* start Supplied data *

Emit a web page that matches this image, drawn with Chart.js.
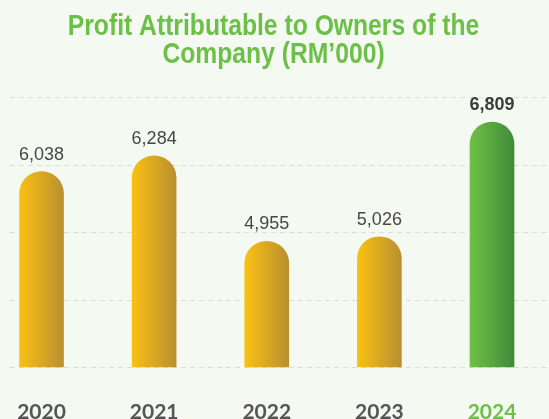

* end Supplied data *
* start Supplied data *

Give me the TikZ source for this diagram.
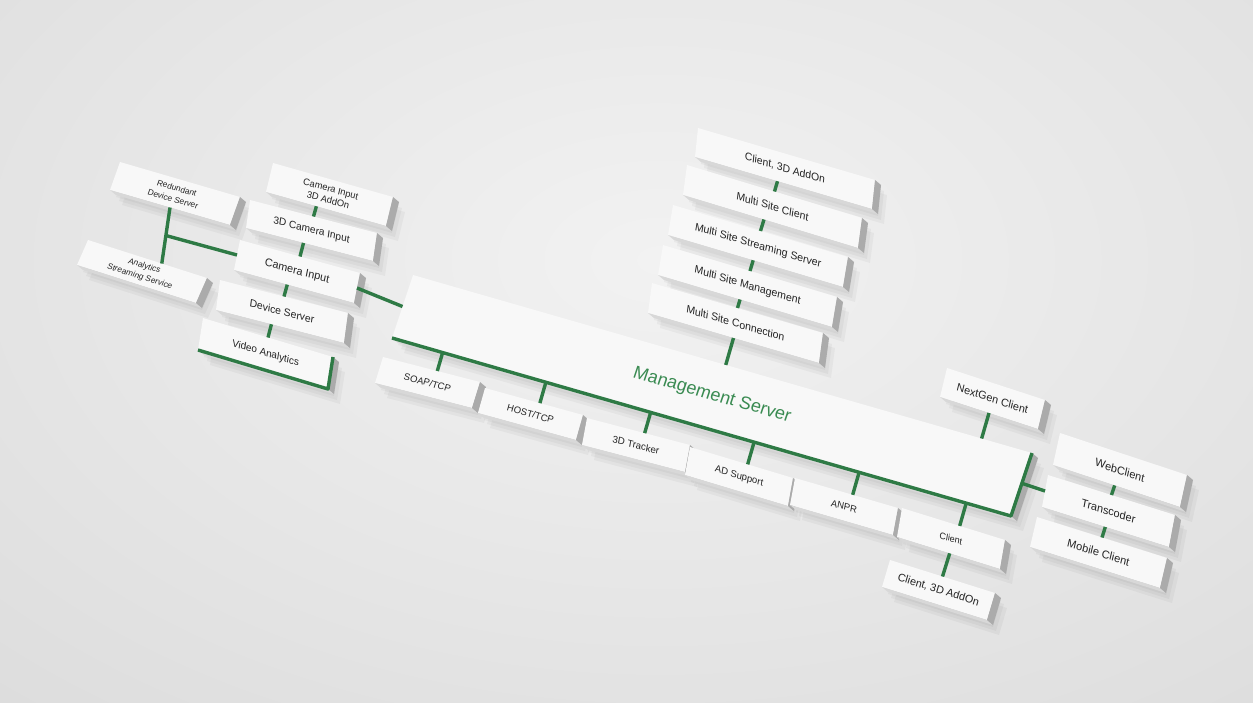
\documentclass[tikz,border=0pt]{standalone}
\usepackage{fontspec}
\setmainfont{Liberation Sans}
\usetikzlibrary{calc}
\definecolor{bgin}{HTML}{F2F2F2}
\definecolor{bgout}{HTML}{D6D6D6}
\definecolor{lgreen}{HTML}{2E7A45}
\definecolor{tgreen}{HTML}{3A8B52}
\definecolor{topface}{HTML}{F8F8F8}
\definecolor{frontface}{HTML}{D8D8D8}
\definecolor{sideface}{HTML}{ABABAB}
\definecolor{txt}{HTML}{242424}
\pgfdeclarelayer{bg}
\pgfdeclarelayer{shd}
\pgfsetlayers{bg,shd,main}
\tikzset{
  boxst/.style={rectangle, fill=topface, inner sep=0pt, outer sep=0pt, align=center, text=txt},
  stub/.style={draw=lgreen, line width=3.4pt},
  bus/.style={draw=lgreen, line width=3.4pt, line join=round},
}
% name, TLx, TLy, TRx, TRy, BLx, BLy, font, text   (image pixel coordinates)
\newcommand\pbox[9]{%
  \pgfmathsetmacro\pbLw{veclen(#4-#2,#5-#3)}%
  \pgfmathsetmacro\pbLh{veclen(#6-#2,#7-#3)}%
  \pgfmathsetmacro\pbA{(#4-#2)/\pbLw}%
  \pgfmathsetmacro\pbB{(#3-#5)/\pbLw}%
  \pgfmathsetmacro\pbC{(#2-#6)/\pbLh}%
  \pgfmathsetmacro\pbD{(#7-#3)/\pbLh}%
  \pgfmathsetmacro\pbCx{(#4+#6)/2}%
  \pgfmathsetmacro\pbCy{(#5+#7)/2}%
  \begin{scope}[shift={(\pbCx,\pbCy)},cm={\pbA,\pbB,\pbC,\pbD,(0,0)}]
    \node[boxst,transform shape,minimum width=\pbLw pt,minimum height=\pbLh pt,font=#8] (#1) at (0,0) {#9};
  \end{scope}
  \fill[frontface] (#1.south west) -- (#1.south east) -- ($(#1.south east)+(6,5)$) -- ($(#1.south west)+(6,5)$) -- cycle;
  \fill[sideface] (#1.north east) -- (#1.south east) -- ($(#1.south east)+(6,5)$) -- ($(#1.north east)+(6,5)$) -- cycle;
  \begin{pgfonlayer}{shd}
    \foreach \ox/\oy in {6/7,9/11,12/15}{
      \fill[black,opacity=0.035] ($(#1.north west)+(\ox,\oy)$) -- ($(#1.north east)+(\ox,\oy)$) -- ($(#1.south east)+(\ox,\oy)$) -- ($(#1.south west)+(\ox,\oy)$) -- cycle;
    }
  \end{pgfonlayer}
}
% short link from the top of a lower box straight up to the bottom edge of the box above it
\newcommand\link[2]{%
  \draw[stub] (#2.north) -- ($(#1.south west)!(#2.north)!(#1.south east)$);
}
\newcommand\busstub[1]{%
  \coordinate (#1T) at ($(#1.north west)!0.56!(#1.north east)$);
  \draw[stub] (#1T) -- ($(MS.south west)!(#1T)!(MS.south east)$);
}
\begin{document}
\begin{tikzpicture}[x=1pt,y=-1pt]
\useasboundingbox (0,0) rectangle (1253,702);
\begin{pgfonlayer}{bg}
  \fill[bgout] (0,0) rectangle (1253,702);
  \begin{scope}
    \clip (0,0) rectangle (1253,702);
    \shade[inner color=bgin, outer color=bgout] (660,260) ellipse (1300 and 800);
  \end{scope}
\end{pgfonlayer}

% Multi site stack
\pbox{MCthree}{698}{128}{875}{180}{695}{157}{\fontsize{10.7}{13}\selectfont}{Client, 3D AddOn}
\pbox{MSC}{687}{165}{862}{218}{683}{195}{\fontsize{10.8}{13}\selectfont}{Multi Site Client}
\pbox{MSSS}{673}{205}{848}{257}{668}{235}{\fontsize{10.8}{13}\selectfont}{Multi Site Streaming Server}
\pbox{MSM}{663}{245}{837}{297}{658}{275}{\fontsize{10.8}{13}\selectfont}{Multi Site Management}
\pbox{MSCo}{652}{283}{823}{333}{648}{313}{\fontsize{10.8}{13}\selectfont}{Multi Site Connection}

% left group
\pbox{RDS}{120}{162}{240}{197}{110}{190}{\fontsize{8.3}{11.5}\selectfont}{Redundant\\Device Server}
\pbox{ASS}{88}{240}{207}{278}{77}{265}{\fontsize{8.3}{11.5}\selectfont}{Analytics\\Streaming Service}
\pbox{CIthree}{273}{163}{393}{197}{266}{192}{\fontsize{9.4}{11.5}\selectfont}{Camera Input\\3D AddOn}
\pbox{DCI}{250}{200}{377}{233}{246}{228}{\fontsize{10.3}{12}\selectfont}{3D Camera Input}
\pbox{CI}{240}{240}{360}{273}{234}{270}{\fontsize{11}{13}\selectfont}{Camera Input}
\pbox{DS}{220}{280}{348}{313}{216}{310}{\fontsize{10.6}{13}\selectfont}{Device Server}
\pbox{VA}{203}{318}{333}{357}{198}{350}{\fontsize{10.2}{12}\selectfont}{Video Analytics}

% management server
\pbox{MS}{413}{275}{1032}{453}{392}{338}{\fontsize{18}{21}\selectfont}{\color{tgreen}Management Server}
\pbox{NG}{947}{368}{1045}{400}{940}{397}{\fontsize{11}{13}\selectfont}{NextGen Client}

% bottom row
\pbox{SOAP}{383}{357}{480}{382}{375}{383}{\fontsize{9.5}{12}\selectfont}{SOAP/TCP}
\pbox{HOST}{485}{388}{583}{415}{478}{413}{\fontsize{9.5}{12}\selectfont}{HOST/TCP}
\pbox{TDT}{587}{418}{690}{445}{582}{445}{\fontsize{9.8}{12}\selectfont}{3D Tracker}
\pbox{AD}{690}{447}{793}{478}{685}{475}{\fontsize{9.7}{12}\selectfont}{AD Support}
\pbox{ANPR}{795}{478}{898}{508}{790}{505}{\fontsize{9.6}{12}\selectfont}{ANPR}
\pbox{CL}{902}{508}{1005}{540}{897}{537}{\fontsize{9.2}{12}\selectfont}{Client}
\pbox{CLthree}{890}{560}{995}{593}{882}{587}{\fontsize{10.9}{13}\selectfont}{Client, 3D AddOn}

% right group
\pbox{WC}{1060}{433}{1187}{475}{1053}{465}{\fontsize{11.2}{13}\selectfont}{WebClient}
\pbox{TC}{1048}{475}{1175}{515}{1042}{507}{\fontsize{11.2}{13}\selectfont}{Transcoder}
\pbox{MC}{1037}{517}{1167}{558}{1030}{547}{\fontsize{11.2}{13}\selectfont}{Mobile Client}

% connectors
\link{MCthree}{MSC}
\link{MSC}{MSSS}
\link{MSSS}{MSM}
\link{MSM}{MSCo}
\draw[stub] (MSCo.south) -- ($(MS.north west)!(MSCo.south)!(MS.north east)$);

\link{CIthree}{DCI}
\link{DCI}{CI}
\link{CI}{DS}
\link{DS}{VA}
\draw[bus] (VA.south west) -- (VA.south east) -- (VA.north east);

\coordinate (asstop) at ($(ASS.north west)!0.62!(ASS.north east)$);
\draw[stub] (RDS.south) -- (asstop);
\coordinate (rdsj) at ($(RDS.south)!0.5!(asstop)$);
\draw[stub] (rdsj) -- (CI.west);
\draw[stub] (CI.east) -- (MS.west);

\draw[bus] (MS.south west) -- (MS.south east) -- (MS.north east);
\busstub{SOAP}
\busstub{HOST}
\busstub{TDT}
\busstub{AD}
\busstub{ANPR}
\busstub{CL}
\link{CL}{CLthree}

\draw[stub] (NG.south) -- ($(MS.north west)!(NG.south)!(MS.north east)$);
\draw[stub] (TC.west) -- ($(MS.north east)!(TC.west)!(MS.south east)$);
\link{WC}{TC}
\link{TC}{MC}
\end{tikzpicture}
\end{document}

* end Supplied data *
* start Supplied data *

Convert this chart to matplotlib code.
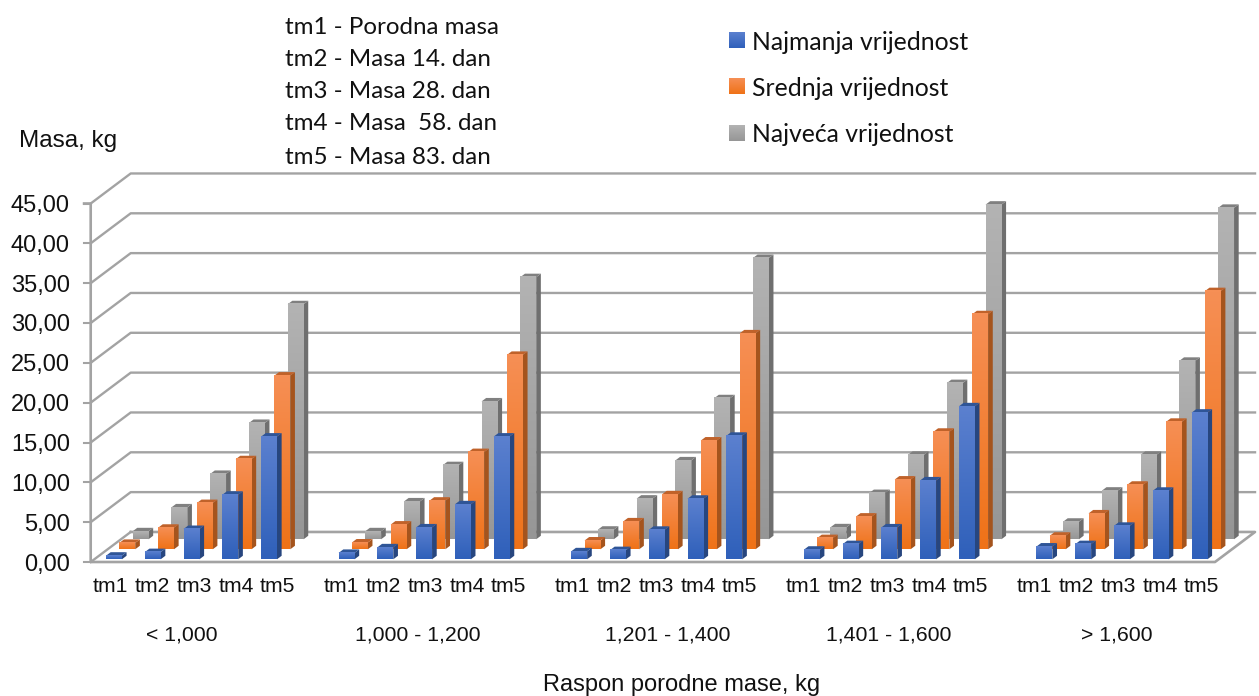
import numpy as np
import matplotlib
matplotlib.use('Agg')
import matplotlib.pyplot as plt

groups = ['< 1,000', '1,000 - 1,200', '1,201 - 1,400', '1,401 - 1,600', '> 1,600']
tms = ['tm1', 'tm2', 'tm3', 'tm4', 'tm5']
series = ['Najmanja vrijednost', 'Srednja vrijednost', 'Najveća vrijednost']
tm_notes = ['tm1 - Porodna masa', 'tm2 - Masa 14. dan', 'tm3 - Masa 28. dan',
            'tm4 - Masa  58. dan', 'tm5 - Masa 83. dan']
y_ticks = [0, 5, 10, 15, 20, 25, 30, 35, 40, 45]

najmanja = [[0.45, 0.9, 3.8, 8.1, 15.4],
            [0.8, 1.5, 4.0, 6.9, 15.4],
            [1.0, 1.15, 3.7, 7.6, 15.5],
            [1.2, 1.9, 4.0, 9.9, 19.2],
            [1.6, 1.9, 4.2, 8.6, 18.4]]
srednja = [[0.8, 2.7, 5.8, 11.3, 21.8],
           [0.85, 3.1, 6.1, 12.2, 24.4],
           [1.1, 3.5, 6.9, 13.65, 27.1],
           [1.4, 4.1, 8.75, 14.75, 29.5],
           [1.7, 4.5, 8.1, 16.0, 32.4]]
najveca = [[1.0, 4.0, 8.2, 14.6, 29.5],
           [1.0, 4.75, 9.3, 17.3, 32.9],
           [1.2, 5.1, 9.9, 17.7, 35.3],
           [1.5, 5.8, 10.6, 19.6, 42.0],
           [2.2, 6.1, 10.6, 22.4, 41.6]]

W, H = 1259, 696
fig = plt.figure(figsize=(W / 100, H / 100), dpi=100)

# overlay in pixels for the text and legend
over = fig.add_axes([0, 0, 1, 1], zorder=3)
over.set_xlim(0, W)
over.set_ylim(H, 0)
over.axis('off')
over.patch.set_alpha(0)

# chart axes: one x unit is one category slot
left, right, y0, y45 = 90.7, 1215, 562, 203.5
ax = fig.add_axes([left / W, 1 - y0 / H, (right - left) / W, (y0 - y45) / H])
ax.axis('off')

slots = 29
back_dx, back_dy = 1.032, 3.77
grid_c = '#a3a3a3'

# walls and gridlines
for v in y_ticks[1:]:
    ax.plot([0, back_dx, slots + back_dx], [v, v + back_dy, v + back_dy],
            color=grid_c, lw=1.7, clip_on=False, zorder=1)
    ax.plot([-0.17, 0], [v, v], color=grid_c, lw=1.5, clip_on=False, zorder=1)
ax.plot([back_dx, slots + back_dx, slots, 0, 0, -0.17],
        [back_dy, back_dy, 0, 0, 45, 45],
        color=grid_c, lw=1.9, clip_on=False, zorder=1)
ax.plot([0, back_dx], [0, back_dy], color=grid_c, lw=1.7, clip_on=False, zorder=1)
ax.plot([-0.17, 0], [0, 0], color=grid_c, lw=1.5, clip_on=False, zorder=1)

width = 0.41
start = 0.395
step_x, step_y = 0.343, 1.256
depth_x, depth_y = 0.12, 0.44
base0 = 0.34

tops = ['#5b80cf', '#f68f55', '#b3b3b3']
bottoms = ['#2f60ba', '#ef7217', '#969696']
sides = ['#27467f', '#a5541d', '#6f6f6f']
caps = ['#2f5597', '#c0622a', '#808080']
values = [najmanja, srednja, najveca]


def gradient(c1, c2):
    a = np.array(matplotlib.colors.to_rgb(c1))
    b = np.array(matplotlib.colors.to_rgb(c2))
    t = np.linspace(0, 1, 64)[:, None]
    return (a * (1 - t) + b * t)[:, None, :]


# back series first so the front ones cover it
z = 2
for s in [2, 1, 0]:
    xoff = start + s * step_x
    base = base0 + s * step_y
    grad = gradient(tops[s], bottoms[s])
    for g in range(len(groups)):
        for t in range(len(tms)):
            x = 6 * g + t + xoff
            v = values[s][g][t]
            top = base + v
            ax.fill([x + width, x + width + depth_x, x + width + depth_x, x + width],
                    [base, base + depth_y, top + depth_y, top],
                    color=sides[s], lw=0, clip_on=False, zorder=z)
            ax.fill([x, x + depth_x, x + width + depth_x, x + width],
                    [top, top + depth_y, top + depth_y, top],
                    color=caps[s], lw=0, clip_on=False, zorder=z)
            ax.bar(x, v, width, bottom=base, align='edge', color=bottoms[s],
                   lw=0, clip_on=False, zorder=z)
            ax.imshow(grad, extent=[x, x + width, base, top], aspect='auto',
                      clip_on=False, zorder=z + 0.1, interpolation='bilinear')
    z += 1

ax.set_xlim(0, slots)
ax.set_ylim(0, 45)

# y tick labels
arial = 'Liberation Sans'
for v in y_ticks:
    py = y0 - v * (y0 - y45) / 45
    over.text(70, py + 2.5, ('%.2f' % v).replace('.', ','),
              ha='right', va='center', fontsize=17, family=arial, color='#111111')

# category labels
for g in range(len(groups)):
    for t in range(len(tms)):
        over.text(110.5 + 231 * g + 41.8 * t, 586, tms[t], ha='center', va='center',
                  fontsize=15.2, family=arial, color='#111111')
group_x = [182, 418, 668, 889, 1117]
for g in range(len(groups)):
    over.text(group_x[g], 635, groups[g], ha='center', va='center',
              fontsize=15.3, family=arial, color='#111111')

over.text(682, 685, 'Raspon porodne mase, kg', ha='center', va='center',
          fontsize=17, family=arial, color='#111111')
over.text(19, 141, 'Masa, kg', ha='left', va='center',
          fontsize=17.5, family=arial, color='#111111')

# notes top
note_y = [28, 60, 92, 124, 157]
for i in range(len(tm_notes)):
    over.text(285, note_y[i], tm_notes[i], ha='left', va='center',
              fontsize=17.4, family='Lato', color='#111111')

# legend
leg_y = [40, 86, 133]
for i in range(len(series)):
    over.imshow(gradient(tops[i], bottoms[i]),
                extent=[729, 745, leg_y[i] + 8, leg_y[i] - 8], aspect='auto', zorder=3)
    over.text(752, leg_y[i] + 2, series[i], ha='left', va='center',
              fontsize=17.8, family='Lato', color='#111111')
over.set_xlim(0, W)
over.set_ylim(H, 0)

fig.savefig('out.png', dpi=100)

* end Supplied data *

> Directions
Above are some records; extract exactly the lines from the one containing "Convert this chart to matplotlib code." through the one containing "import matplotlib.pyplot as plt" and drop the pictures.

> Exercise response
Convert this chart to matplotlib code.
import numpy as np
import matplotlib
matplotlib.use('Agg')
import matplotlib.pyplot as plt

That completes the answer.